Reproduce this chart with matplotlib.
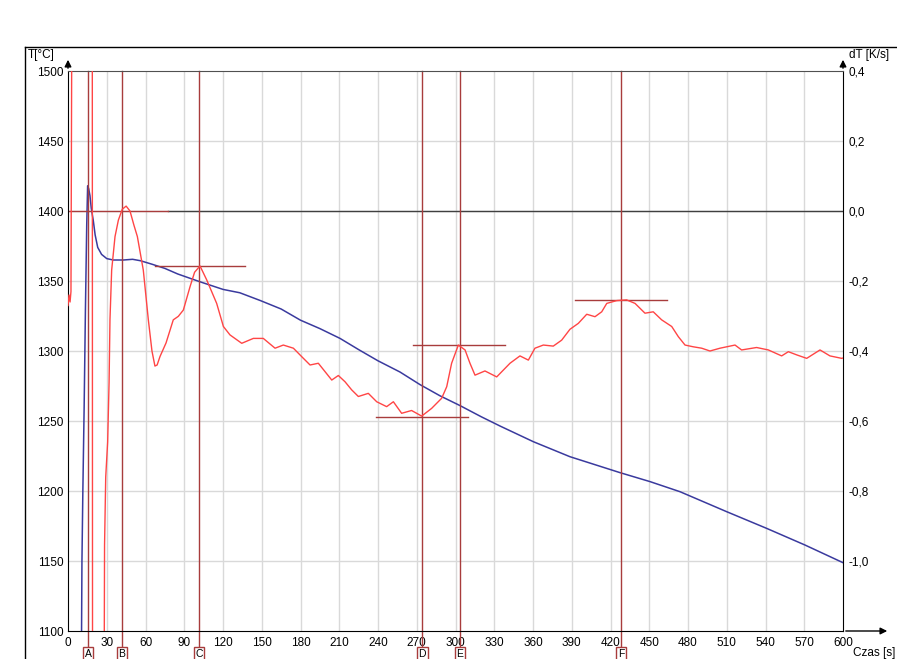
import matplotlib.pyplot as plt
from matplotlib.lines import Line2D

# temperature curve T [°C]
t_temp = [10.5, 10.8, 11.5, 12.5, 13.5, 14.5, 15.2, 16, 17, 18, 19.6, 21, 23, 26, 30, 35, 43, 50, 56,
          65, 75, 85, 102, 120, 133, 149, 165, 180, 195, 210.6, 225, 240, 257, 272.5, 288, 303.5,
          320, 334.5, 360.3, 388.6, 427.4, 450.6, 473.8, 510, 540.9, 570.6, 600]
temp = [1100, 1150, 1200, 1260, 1330, 1390, 1418, 1416, 1411, 1402, 1393, 1383, 1374, 1369, 1366, 1365,
        1365, 1365.5, 1364.5, 1362, 1359, 1355, 1349.5, 1344, 1341.6, 1336, 1330, 1322, 1316, 1309,
        1301, 1293, 1285, 1276, 1268, 1261, 1253, 1246.4, 1235.2, 1224.5, 1213.1, 1206.7, 1199.5,
        1185.2, 1173.3, 1161.4, 1148.8]

# derivative curve dT [K/s]
t_dt = [0, 0.8, 1.6, 2.3, 3.0, 18.8, 19.0, 28.0, 28.1, 28.3, 29.2, 30.7, 31.8, 32.5, 33.8, 36.4, 39,
        42, 45, 48, 51, 53.7, 58.3, 62.2, 65, 67.3, 69, 71.2, 75.9, 81.5, 85.4, 89.3, 94.5, 98,
        102.2, 107.4, 115.1, 120.3, 125.4, 134.5, 143.5, 151.2, 160.3, 166.7, 174.5, 180.9, 187.4,
        193.8, 199, 204.2, 209.3, 214.5, 219.6, 224.8, 232.5, 239, 246.7, 251.9, 258.3, 266, 273.8,
        281.5, 289.3, 293.2, 297, 302.2, 307.4, 311.2, 315.1, 322.8, 331.9, 342.2, 349.9, 356.4,
        361.5, 368, 375.7, 382.2, 388.6, 395.1, 401.6, 408, 413.2, 417.1, 424.8, 432.5, 439, 446.7,
        453.1, 459.6, 467.4, 472.5, 477.7, 484.1, 490.6, 497, 504.8, 516.4, 521.5, 533.1, 542.2,
        552.5, 557.7, 564.1, 571.9, 582.2, 589.9, 599, 600]
dtdt = [-0.27, -0.24, -0.26, -0.23, 0.6, 0.6, -1.4, -1.4, -1.2, -0.954, -0.76, -0.66, -0.49, -0.31,
        -0.169, -0.073, -0.026, 0.005, 0.014, 0.0, -0.04, -0.073, -0.169, -0.311, -0.40, -0.443,
        -0.44, -0.416, -0.377, -0.311, -0.301, -0.283, -0.216, -0.175, -0.157, -0.197, -0.264, -0.33,
        -0.354, -0.378, -0.364, -0.364, -0.392, -0.383, -0.392, -0.416, -0.44, -0.435, -0.459,
        -0.483, -0.47, -0.488, -0.511, -0.53, -0.521, -0.545, -0.559, -0.545, -0.578, -0.57, -0.586,
        -0.564, -0.535, -0.502, -0.435, -0.383, -0.397, -0.435, -0.469, -0.457, -0.474, -0.435,
        -0.414, -0.426, -0.392, -0.383, -0.386, -0.369, -0.338, -0.321, -0.295, -0.302, -0.288,
        -0.264, -0.256, -0.254, -0.264, -0.292, -0.288, -0.311, -0.33, -0.359, -0.383, -0.388,
        -0.392, -0.4, -0.392, -0.383, -0.397, -0.39, -0.397, -0.414, -0.402, -0.411, -0.421, -0.397,
        -0.414, -0.421, -0.42]

# characteristic points
mark_names = ["A", "B", "C", "D", "E", "F"]
mark_t = [15.5, 41.8, 101.4, 274.3, 303.5, 428.0]

# horizontal level markers on dT: (level, start, end)
level_dt = [0.0, -0.157, -0.588, -0.383, -0.253]
level_t0 = [0, 67.4, 238.4, 267, 392.6]
level_t1 = [77.4, 137, 309.5, 338, 463.6]

x_ticks = list(range(0, 601, 30))
y_ticks = list(range(1100, 1501, 50))
dt_ticks = [0.4, 0.2, 0.0, -0.2, -0.4, -0.6, -0.8, -1.0]

W, H = 897, 659
plt.rcParams['font.family'] = ['Liberation Sans', 'DejaVu Sans']
fig = plt.figure(figsize=(W / 100, H / 100), dpi=100)
ax = fig.add_axes([68 / W, 1 - 631 / H, 775 / W, 560 / H])
ax2 = ax.twinx()

grid_col = "#d9d9d9"
mark_col = "#a83c3c"
ax.set_xlim(0, 600)
ax.set_ylim(1100, 1500)
ax2.set_ylim(-1.2, 0.4)
for xv in x_ticks[1:-1]:
    ax.axvline(xv, color=grid_col, lw=1, zorder=0)
for yv in y_ticks[1:-1]:
    ax.axhline(yv, color=grid_col, lw=1, zorder=0)

# dT = 0 reference line (left part is covered by the B level marker)
ax2.axhline(0.0, xmin=level_t1[0] / 600, color="#404040", lw=1, zorder=1)

ax.set_xticks(x_ticks)
ax.set_yticks(y_ticks)
ax.tick_params(axis="both", length=0, labelsize=8.5)
ax.tick_params(axis="x", pad=4)
ax.tick_params(axis="y", pad=3)
ax2.set_yticks(dt_ticks)
ax2.set_yticklabels([("%.1f" % v).replace(".", ",") for v in dt_ticks])
ax2.tick_params(axis="y", length=0, labelsize=8.5, pad=4)

for s in ["left", "bottom", "right"]:
    ax2.spines[s].set_color("black")
ax2.spines["top"].set_color("#505050")
for s in ax.spines.values():
    s.set_visible(False)

ax.plot(t_temp, temp, color="#3a3a9e", lw=1.1, zorder=4)
ax2.plot(t_dt, dtdt, color="#ff4545", lw=1.0, zorder=3)

for lv, a, b in zip(level_dt, level_t0, level_t1):
    ax2.plot([a, b], [lv, lv], color=mark_col, lw=1, zorder=2)

for name, tm in zip(mark_names, mark_t):
    ax2.plot([tm, tm], [0.4, -1.243], color=mark_col, lw=1, zorder=2, clip_on=False)
    ax2.annotate(name, xy=(tm, 0), xycoords=("data", "axes fraction"), xytext=(0, -16.6),
                 textcoords="offset points", ha="center", va="center", fontsize=7.5, zorder=6,
                 bbox=dict(boxstyle="square,pad=0.15", fc="white", ec=mark_col, lw=1))

# axis arrows
arr = dict(arrowstyle="-|>", color="black", lw=1, mutation_scale=10)
ax.annotate("", xy=(0, 1 + 14 / 560), xytext=(0, 1), xycoords="axes fraction", arrowprops=arr)
ax.annotate("", xy=(1, 1 + 14 / 560), xytext=(1, 1), xycoords="axes fraction", arrowprops=arr)
ax.annotate("", xy=(1 + 47 / 775, 0), xytext=(1, 0), xycoords="axes fraction", arrowprops=arr)

fig.text(28 / W, 1 - 55 / H, "T[°C]", fontsize=8.5, va="center", ha="left")
fig.text(849 / W, 1 - 55 / H, "dT [K/s]", fontsize=8.5, va="center", ha="left")
fig.text(853 / W, 1 - 653 / H, "Czas [s]", fontsize=8.5, va="center", ha="left")

# outer frame
fig.add_artist(Line2D([25 / W, 1], [1 - 47 / H, 1 - 47 / H], color="black", lw=1))
fig.add_artist(Line2D([25 / W, 25 / W], [0, 1 - 47 / H], color="black", lw=1))

fig.savefig("out.png", dpi=100)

* _Exercise_:
Set the lines above down again, word for word, from the first through the one containing "from matplotlib.lines import Line2D"; pictures excluded.

* _Full answer_:
Reproduce this chart with matplotlib.
import matplotlib.pyplot as plt
from matplotlib.lines import Line2D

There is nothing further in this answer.